The average distances in random graphs with given expected degrees

Abstract

Random graph theory is used to examine the “small-world phenomenon”; any two strangers are connected through a short chain of mutual acquaintances. We will show that for certain families of random graphs with given expected degrees the average distance is almost surely of order log n/log d̃, where d̃ is the weighted average of the sum of squares of the expected degrees. Of particular interest are power law random graphs in which the number of vertices of degree k is proportional to 1/k^β for some fixed exponent β. For the case of β > 3, we prove that the average distance of the power law graphs is almost surely of order log n/log d̃. However, many Internet, social, and citation networks are power law graphs with exponents in the range 2 < β < 3 for which the power law random graphs have average distance almost surely of order log log n, but have diameter of order log n (provided having some mild constraints for the average distance and maximum degree). In particular, these graphs contain a dense subgraph, which we call the core, having n^{c/log log n} vertices. Almost all vertices are within distance log log n of the core although there are vertices at distance log n from the core.
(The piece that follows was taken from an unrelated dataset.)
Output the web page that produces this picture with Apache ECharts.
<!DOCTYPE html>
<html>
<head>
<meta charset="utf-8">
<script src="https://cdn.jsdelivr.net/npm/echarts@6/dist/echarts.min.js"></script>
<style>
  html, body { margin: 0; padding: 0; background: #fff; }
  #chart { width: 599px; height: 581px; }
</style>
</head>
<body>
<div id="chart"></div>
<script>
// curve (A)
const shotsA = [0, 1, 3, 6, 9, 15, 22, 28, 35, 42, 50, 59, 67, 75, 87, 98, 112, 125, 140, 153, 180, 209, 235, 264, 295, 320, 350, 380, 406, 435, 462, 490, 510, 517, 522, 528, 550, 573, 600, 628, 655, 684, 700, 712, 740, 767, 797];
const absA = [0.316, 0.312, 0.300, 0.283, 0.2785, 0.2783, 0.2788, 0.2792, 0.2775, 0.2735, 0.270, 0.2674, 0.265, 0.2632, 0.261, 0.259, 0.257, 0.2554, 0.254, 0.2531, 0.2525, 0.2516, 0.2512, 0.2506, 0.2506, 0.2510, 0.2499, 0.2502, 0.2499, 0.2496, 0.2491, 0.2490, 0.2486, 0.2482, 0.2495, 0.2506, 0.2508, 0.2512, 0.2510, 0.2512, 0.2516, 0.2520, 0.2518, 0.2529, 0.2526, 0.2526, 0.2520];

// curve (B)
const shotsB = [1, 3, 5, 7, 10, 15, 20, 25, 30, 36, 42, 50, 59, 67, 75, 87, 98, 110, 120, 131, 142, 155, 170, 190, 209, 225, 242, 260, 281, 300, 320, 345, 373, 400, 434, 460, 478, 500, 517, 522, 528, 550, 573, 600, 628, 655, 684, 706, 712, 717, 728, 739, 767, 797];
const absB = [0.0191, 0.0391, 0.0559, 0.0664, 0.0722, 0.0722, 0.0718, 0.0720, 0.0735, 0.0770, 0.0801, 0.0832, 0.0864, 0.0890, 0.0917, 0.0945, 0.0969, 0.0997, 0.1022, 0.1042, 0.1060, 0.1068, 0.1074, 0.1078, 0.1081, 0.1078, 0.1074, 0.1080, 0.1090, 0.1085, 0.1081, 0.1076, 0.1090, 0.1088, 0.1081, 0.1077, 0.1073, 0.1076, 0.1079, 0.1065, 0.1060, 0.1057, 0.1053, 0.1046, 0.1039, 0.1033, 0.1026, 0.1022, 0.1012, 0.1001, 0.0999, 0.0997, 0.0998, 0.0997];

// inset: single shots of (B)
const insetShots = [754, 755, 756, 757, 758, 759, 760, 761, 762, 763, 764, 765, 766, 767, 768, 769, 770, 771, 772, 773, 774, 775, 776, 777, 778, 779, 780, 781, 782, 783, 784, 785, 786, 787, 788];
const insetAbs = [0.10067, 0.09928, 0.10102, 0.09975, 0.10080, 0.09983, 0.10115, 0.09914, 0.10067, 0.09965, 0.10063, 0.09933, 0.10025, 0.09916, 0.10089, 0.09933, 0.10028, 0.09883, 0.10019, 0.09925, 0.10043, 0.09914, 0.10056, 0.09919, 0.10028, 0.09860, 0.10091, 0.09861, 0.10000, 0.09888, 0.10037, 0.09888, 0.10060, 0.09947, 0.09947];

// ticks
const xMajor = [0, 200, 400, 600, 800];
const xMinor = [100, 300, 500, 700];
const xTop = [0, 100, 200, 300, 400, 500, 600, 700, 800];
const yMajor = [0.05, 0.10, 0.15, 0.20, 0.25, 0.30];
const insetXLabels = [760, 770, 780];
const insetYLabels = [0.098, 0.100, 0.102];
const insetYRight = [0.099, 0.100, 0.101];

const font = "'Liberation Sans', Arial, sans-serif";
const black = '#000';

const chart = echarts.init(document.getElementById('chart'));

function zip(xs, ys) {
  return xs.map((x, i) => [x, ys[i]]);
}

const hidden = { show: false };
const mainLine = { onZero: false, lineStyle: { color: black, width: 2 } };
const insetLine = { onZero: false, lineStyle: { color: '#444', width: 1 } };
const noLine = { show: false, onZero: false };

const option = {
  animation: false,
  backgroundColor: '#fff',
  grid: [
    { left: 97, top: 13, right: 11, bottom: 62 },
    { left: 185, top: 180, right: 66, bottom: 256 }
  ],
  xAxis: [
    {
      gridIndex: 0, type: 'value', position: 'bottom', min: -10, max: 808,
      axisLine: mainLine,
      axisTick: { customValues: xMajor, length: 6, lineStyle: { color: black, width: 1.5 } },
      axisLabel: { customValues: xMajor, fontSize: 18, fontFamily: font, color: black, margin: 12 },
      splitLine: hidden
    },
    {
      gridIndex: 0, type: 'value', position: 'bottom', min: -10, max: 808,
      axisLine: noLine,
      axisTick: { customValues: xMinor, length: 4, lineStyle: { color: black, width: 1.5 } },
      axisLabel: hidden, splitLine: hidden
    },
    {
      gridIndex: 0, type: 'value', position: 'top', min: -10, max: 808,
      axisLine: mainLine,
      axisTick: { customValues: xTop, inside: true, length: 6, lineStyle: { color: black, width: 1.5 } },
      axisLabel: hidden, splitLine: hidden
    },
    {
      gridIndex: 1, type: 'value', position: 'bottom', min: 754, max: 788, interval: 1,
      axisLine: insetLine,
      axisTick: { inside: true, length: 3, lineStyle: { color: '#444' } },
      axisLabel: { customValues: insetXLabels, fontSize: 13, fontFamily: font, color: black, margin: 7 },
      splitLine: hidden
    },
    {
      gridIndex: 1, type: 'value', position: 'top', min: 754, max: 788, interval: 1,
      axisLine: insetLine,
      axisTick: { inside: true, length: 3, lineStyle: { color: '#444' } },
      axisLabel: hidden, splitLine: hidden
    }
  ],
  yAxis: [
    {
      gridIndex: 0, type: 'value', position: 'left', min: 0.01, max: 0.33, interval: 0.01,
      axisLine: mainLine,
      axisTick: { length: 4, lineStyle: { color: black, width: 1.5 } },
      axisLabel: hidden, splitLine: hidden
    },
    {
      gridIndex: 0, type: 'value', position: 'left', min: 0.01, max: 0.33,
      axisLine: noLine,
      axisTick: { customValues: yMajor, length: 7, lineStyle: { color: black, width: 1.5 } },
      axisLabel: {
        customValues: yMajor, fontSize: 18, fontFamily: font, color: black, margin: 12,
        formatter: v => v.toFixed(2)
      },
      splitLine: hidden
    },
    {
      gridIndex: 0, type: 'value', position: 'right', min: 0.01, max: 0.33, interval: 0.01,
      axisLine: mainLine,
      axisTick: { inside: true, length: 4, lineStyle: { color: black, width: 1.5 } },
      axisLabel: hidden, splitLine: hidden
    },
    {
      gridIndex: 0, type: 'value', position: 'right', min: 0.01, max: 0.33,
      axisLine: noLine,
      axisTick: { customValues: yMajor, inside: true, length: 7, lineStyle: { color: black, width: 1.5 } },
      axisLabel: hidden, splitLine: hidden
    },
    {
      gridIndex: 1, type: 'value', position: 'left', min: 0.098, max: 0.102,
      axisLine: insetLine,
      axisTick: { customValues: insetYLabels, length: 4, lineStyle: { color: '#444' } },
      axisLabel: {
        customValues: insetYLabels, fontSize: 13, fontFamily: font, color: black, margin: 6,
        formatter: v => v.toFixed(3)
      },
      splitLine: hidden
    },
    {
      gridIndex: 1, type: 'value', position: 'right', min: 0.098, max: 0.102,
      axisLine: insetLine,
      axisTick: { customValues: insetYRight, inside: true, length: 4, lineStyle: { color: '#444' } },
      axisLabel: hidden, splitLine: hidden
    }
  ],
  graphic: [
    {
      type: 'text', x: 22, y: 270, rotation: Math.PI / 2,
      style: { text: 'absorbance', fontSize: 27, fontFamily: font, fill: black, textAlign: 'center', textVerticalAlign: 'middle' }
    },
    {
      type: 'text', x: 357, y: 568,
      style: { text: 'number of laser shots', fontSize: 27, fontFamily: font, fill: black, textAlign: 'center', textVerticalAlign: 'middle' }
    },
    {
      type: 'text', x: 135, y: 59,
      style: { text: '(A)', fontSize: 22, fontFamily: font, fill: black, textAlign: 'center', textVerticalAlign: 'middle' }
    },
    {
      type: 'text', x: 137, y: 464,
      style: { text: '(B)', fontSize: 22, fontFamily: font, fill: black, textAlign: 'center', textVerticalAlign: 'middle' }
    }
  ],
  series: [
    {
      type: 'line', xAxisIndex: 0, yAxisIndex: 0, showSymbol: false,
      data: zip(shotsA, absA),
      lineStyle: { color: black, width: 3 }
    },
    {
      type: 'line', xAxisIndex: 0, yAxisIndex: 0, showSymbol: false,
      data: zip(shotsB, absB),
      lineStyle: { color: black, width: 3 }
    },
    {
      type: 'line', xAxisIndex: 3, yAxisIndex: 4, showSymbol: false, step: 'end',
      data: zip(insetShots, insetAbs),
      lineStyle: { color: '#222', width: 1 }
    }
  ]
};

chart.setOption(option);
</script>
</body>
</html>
In 1967, the psychologist Stanley Milgram (1) conducted a series of experiments that indicated that any two strangers are connected by a chain of intermediate acquaintances of length at most six. In 1999, Barabási et al. (2) observed that in certain portions of the Internet any two web pages are at most 19 clicks away from one another. In this article, we will examine average distances in random graph models of large complex graphs. In turn, the study of realistic large graphs provides directions and insights for random graph theory.
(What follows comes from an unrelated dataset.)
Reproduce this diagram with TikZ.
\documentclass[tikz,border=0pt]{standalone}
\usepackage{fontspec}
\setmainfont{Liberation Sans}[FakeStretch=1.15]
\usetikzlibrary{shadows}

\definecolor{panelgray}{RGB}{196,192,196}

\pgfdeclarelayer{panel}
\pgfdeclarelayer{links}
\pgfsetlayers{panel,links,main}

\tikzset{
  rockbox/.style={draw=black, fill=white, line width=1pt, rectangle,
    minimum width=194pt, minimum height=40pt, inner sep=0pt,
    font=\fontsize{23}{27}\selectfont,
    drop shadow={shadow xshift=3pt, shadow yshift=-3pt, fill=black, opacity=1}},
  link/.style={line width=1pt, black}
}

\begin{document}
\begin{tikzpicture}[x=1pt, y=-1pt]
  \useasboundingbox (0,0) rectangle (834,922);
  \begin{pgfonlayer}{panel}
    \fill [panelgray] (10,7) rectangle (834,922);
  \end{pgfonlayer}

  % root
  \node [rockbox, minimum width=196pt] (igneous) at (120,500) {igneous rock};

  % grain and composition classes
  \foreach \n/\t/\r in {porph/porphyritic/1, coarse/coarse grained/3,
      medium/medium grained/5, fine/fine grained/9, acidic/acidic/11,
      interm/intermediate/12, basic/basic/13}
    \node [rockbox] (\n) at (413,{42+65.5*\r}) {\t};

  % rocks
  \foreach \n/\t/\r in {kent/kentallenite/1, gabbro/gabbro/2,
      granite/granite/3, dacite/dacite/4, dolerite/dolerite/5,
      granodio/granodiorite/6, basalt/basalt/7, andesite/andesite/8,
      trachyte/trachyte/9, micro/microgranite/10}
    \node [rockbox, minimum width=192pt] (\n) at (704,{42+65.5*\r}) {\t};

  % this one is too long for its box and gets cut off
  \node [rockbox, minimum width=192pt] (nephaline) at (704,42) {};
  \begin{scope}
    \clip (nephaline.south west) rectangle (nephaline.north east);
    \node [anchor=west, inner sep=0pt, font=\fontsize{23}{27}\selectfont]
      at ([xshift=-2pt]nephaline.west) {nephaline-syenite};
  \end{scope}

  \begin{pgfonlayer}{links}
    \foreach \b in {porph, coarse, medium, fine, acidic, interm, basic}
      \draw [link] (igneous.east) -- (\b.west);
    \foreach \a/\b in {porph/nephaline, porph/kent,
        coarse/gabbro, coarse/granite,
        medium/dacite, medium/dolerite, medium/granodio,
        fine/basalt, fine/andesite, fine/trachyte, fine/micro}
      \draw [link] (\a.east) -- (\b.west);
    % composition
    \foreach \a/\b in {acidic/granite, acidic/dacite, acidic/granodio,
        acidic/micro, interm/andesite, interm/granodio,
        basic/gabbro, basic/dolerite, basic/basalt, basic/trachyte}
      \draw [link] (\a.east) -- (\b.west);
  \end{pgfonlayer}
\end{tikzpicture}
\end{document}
Most of the research papers in random graph theory concern the Erdős–Rényi model 𝒢_p, in which each edge is independently chosen with probability p for some given p > 0 (see ref. 3). In such random graphs the degrees (the number of neighbors) of vertices all have the same expected value. However, many large random-like graphs that arise in various applications have diverse degree distributions (2, 4–7). It is therefore natural to consider classes of random graphs with general degree sequences.

We consider a general model G(w) for random graphs with given expected degree sequence w = (w₁, w₂, … , w_n). The edge between v_i and v_j is chosen independently with probability p_ij, where p_ij is proportional to the product w_iw_j. The classical random graph G(n, p) can be viewed as a special case of G(w) by taking w to be (pn, pn, … , pn). Our random graph model G(w) is different from the random graph models with an exact degree sequence as considered by Molloy and Reed (8, 9), and Newman, Strogatz, and Watts (10, 11). Deriving rigorous proofs for random graphs with exact degree sequences is rather complicated and usually requires additional “smoothing” conditions because of the dependency among the edges (see ref. 8).

Although G(w) is well defined for arbitrary degree distributions, it is of particular interest to study power law graphs. Many realistic networks such as the Internet, social, and citation networks have degrees obeying a power law. Namely, the fraction of vertices with degree k is proportional to 1/k^β for some constant β > 1. For example, the Internet graphs have powers ranging from 2.1 to 2.45 (see refs. 2 and 12–14). The collaboration graph of mathematical reviews has β = 2.97 (see www.oakland.edu/∼grossman/trivia.html). The power law distribution has a long history that can be traced back to Zipf (15), Lotka (16), and Pareto (17). Recently, the impetus for modeling and analyzing large complex networks has led to renewed interest in power law graphs.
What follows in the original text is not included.